### Problem to solve
Pictures stay out of this copy; please retype only the lines from the start of the records through the line with "const rows = categories.map((c, i)".

### Supplied data
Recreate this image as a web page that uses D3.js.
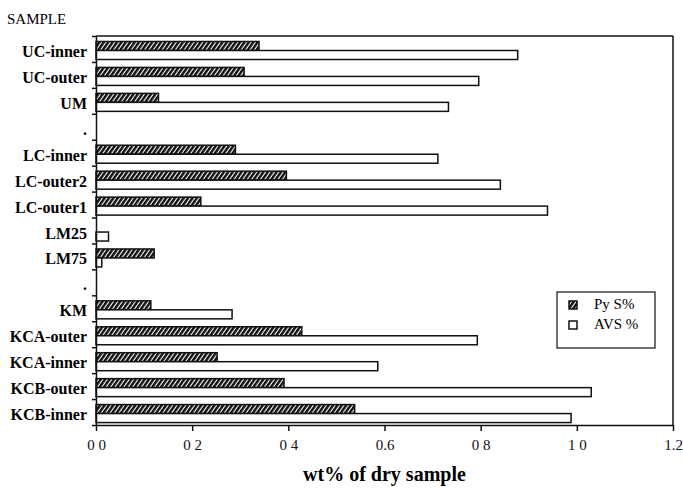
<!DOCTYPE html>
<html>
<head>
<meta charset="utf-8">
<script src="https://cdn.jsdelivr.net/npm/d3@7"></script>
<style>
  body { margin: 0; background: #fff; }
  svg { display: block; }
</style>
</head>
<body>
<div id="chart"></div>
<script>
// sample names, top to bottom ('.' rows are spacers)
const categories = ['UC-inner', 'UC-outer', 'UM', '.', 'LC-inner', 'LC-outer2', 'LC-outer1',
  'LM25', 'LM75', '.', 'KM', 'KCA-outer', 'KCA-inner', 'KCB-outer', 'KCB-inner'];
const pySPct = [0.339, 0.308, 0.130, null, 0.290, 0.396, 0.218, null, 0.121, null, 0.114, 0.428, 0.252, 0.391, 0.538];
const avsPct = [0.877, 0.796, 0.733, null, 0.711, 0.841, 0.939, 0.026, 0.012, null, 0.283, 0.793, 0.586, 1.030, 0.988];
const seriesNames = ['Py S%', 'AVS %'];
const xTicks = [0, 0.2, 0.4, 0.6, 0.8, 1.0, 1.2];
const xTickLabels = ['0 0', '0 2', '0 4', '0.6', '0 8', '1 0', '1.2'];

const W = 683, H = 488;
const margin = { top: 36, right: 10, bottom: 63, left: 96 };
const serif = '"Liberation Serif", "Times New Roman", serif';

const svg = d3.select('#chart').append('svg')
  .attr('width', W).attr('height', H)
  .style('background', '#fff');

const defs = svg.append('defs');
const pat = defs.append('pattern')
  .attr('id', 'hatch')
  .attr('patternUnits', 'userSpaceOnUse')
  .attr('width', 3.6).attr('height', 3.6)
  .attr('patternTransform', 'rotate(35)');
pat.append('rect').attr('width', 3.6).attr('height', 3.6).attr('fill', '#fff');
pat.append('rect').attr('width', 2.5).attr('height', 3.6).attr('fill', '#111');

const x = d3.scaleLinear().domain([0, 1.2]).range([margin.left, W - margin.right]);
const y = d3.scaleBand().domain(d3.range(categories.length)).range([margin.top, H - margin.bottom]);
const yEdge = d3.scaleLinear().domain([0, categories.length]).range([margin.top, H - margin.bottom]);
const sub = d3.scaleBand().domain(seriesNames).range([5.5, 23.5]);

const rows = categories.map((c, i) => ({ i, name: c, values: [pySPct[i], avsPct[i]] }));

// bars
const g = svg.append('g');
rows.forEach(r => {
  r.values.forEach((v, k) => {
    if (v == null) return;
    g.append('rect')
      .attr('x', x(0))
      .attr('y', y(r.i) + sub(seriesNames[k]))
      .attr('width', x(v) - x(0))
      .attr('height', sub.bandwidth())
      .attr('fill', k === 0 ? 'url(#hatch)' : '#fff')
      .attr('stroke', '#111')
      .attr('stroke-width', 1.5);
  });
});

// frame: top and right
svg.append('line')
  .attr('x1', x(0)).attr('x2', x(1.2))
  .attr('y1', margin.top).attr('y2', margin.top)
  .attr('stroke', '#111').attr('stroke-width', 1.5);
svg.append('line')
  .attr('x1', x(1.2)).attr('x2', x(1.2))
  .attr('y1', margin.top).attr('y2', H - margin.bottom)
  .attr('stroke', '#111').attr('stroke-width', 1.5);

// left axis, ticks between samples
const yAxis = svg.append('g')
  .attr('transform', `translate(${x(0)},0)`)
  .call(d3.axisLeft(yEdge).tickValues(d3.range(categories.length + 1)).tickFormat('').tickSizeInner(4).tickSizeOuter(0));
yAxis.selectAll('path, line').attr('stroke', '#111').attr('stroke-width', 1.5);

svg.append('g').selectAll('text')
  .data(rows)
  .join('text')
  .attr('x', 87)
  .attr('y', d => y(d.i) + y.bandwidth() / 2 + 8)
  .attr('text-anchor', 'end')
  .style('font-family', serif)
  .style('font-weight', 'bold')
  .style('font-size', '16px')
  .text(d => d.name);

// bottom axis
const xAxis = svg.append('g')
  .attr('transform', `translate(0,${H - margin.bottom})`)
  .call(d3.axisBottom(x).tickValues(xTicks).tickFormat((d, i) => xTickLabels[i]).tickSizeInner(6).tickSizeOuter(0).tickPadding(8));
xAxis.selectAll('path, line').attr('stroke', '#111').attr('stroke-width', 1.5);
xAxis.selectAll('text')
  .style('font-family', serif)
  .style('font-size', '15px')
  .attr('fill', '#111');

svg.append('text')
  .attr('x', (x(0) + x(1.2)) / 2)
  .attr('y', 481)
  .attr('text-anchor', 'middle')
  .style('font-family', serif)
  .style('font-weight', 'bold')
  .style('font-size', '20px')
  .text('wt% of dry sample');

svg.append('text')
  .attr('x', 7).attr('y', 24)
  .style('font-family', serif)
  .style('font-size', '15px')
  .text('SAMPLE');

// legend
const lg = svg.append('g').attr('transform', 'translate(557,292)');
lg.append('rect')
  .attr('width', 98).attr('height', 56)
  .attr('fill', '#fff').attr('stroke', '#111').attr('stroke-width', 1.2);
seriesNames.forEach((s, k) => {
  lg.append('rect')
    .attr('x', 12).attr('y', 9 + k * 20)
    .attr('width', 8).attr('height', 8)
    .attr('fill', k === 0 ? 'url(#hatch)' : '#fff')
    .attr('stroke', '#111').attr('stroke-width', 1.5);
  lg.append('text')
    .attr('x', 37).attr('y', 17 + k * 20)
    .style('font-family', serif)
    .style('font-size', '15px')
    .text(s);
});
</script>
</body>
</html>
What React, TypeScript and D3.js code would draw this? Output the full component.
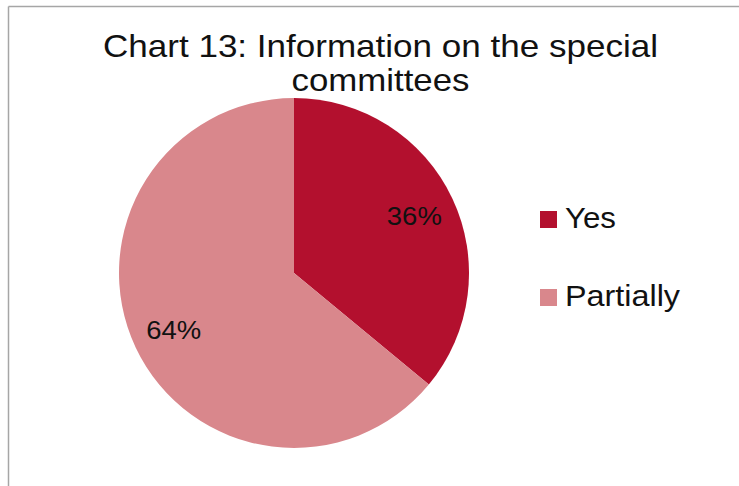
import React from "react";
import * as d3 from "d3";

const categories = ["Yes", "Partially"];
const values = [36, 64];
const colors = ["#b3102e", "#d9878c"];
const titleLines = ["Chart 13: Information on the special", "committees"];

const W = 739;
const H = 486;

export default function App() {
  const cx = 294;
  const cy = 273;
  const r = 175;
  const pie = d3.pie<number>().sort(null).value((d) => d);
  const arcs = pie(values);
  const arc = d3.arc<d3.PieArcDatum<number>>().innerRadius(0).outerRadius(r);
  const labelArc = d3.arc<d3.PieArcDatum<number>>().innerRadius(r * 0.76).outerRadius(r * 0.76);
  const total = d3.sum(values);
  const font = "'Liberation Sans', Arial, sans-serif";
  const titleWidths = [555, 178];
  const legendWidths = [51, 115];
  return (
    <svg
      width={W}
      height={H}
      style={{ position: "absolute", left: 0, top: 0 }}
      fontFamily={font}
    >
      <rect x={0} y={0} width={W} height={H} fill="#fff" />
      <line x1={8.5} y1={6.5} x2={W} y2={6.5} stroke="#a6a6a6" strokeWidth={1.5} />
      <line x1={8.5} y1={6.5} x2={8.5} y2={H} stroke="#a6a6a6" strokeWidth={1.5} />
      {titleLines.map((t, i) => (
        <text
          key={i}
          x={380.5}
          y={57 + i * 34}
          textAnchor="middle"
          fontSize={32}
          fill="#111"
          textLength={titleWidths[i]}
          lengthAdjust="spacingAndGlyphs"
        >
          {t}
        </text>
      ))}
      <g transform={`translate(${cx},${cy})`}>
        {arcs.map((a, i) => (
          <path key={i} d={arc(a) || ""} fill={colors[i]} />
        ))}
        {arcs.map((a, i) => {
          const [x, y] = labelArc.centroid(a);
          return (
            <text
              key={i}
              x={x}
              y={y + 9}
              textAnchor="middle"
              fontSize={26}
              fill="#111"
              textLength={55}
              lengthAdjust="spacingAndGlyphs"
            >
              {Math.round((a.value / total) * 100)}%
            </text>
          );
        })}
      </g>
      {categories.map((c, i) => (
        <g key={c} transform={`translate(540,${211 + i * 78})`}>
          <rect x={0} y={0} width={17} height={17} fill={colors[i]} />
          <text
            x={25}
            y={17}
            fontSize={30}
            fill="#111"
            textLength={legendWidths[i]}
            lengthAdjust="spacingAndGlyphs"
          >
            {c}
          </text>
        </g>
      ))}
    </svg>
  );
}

### Answer to this problem
Recreate this image as a web page that uses D3.js.
<!DOCTYPE html>
<html>
<head>
<meta charset="utf-8">
<script src="https://cdn.jsdelivr.net/npm/d3@7"></script>
<style>
  body { margin: 0; background: #fff; }
  svg { display: block; }
</style>
</head>
<body>
<div id="chart"></div>
<script>
// sample names, top to bottom ('.' rows are spacers)
const categories = ['UC-inner', 'UC-outer', 'UM', '.', 'LC-inner', 'LC-outer2', 'LC-outer1',
  'LM25', 'LM75', '.', 'KM', 'KCA-outer', 'KCA-inner', 'KCB-outer', 'KCB-inner'];
const pySPct = [0.339, 0.308, 0.130, null, 0.290, 0.396, 0.218, null, 0.121, null, 0.114, 0.428, 0.252, 0.391, 0.538];
const avsPct = [0.877, 0.796, 0.733, null, 0.711, 0.841, 0.939, 0.026, 0.012, null, 0.283, 0.793, 0.586, 1.030, 0.988];
const seriesNames = ['Py S%', 'AVS %'];
const xTicks = [0, 0.2, 0.4, 0.6, 0.8, 1.0, 1.2];
const xTickLabels = ['0 0', '0 2', '0 4', '0.6', '0 8', '1 0', '1.2'];

const W = 683, H = 488;
const margin = { top: 36, right: 10, bottom: 63, left: 96 };
const serif = '"Liberation Serif", "Times New Roman", serif';

const svg = d3.select('#chart').append('svg')
  .attr('width', W).attr('height', H)
  .style('background', '#fff');

const defs = svg.append('defs');
const pat = defs.append('pattern')
  .attr('id', 'hatch')
  .attr('patternUnits', 'userSpaceOnUse')
  .attr('width', 3.6).attr('height', 3.6)
  .attr('patternTransform', 'rotate(35)');
pat.append('rect').attr('width', 3.6).attr('height', 3.6).attr('fill', '#fff');
pat.append('rect').attr('width', 2.5).attr('height', 3.6).attr('fill', '#111');

const x = d3.scaleLinear().domain([0, 1.2]).range([margin.left, W - margin.right]);
const y = d3.scaleBand().domain(d3.range(categories.length)).range([margin.top, H - margin.bottom]);
const yEdge = d3.scaleLinear().domain([0, categories.length]).range([margin.top, H - margin.bottom]);
const sub = d3.scaleBand().domain(seriesNames).range([5.5, 23.5]);

const rows = categories.map((c, i) => ({ i, name: c, values: [pySPct[i], avsPct[i]] }));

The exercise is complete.